EXERCISE DESCRIPTION: Copy out the whole listing exactly as written, leaving the pictures behind.
──────── SOURCE MATERIAL
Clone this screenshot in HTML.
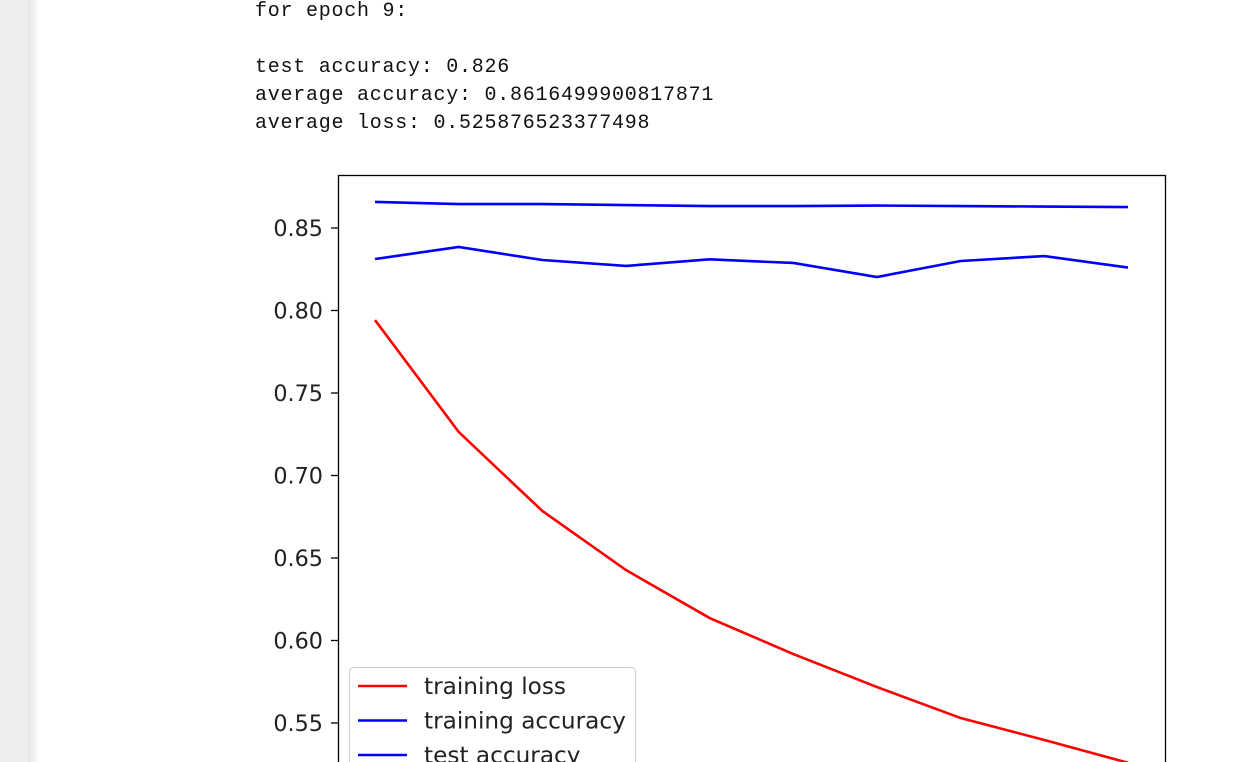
<!DOCTYPE html>
<html><head><meta charset="utf-8"><style>
html,body{margin:0;padding:0;width:1246px;height:762px;overflow:hidden;background:#fff;position:relative}
#side{position:absolute;left:0;top:0;width:28px;height:762px;background:#eeeeee}
#shadow{position:absolute;left:28px;top:0;width:10px;height:762px;background:linear-gradient(to right,#e6e6e6,#fafafa)}
#out{position:absolute;left:255px;top:0;font-family:"Liberation Mono",monospace;font-size:20px;letter-spacing:0.75px;line-height:28px;color:#111;white-space:pre}
svg{position:absolute;left:0;top:0}
</style></head><body>
<div id="side"></div>
<div id="shadow"></div>
<div id="out" style="top:-2px">for epoch 9:

test accuracy: 0.826
average accuracy: 0.8616499900817871
average loss: 0.525876523377498</div>
<svg id="chart" width="1246" height="762"></svg>
<script>
const epochs=[0,1,2,3,4,5,6,7,8,9];
const trainLoss=[0.7942,0.7264,0.6785,0.6427,0.6136,0.5918,0.5718,0.553,0.5397,0.5259];
const trainAcc=[0.8658,0.8645,0.8645,0.8639,0.8633,0.8633,0.8636,0.8633,0.863,0.8627];
const testAcc=[0.8312,0.8385,0.8306,0.827,0.831,0.8288,0.8203,0.83,0.833,0.826];
const yTicks=[0.85,0.80,0.75,0.70,0.65,0.60,0.55];
const yTickLabels=["0.85","0.80","0.75","0.70","0.65","0.60","0.55"];
const legendLabels=["training loss","training accuracy","test accuracy"];
const NS="http://www.w3.org/2000/svg";
const svg=document.getElementById('chart');
const X=i=>375+(1128-375)*i/9;
const Y=v=>228+(0.85-v)/0.05*82.5;
function mk(t,a){const e=document.createElementNS(NS,t);for(const k in a)e.setAttribute(k,a[k]);svg.appendChild(e);return e;}
const frame=mk('rect',{x:338.5,y:175.5,width:827,height:600,fill:'none',stroke:'#000','stroke-width':1.3});


yTicks.forEach((v,i)=>{
 const t=mk('line',{x1:331,x2:338,y1:Y(v),y2:Y(v),stroke:'#000','stroke-width':1.3});
 
 
 const l=mk('text',{x:323,y:Y(v)+8,'text-anchor':'end','font-family':'DejaVu Sans, sans-serif','font-size':22.3,fill:'#222'});
 l.textContent=yTickLabels[i];
 
 
});
function series(arr,color,name){
 const p=mk('polyline',{points:arr.map((v,i)=>X(epochs[i])+','+Y(v)).join(' '),fill:'none',stroke:color,'stroke-width':2.6});
 
 
}
series(trainAcc,'#0000ff','training-accuracy-line');
series(testAcc,'#0000ff','test-accuracy-line');
series(trainLoss,'#ff0000','training-loss-line');
const lb=mk('rect',{x:349.5,y:667.5,width:286,height:120,rx:4,fill:'#fff','fill-opacity':0.85,stroke:'#ccc'});


const lc=['#ff0000','#0000ff','#0000ff'];
legendLabels.forEach((s,i)=>{
 const y=686+i*34.5;
 const ln=mk('line',{x1:358,x2:407,y1:y,y2:y,stroke:lc[i],'stroke-width':2.6});
 
 
 const t=mk('text',{x:424,y:y+8,'font-family':'DejaVu Sans, sans-serif','font-size':23.2,fill:'#222'});
 t.textContent=s;
 
 
});
</script>
</body></html>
────────────────
COMPLETE OUTPUT:
Clone this screenshot in HTML.
<!DOCTYPE html>
<html><head><meta charset="utf-8"><style>
html,body{margin:0;padding:0;width:1246px;height:762px;overflow:hidden;background:#fff;position:relative}
#side{position:absolute;left:0;top:0;width:28px;height:762px;background:#eeeeee}
#shadow{position:absolute;left:28px;top:0;width:10px;height:762px;background:linear-gradient(to right,#e6e6e6,#fafafa)}
#out{position:absolute;left:255px;top:0;font-family:"Liberation Mono",monospace;font-size:20px;letter-spacing:0.75px;line-height:28px;color:#111;white-space:pre}
svg{position:absolute;left:0;top:0}
</style></head><body>
<div id="side"></div>
<div id="shadow"></div>
<div id="out" style="top:-2px">for epoch 9:

test accuracy: 0.826
average accuracy: 0.8616499900817871
average loss: 0.525876523377498</div>
<svg id="chart" width="1246" height="762"></svg>
<script>
const epochs=[0,1,2,3,4,5,6,7,8,9];
const trainLoss=[0.7942,0.7264,0.6785,0.6427,0.6136,0.5918,0.5718,0.553,0.5397,0.5259];
const trainAcc=[0.8658,0.8645,0.8645,0.8639,0.8633,0.8633,0.8636,0.8633,0.863,0.8627];
const testAcc=[0.8312,0.8385,0.8306,0.827,0.831,0.8288,0.8203,0.83,0.833,0.826];
const yTicks=[0.85,0.80,0.75,0.70,0.65,0.60,0.55];
const yTickLabels=["0.85","0.80","0.75","0.70","0.65","0.60","0.55"];
const legendLabels=["training loss","training accuracy","test accuracy"];
const NS="http://www.w3.org/2000/svg";
const svg=document.getElementById('chart');
const X=i=>375+(1128-375)*i/9;
const Y=v=>228+(0.85-v)/0.05*82.5;
function mk(t,a){const e=document.createElementNS(NS,t);for(const k in a)e.setAttribute(k,a[k]);svg.appendChild(e);return e;}
const frame=mk('rect',{x:338.5,y:175.5,width:827,height:600,fill:'none',stroke:'#000','stroke-width':1.3});


yTicks.forEach((v,i)=>{
 const t=mk('line',{x1:331,x2:338,y1:Y(v),y2:Y(v),stroke:'#000','stroke-width':1.3});
 
 
 const l=mk('text',{x:323,y:Y(v)+8,'text-anchor':'end','font-family':'DejaVu Sans, sans-serif','font-size':22.3,fill:'#222'});
 l.textContent=yTickLabels[i];
 
 
});
function series(arr,color,name){
 const p=mk('polyline',{points:arr.map((v,i)=>X(epochs[i])+','+Y(v)).join(' '),fill:'none',stroke:color,'stroke-width':2.6});
 
 
}
series(trainAcc,'#0000ff','training-accuracy-line');
series(testAcc,'#0000ff','test-accuracy-line');
series(trainLoss,'#ff0000','training-loss-line');
const lb=mk('rect',{x:349.5,y:667.5,width:286,height:120,rx:4,fill:'#fff','fill-opacity':0.85,stroke:'#ccc'});


const lc=['#ff0000','#0000ff','#0000ff'];
legendLabels.forEach((s,i)=>{
 const y=686+i*34.5;
 const ln=mk('line',{x1:358,x2:407,y1:y,y2:y,stroke:lc[i],'stroke-width':2.6});
 
 
 const t=mk('text',{x:424,y:y+8,'font-family':'DejaVu Sans, sans-serif','font-size':23.2,fill:'#222'});
 t.textContent=s;
 
 
});
</script>
</body></html>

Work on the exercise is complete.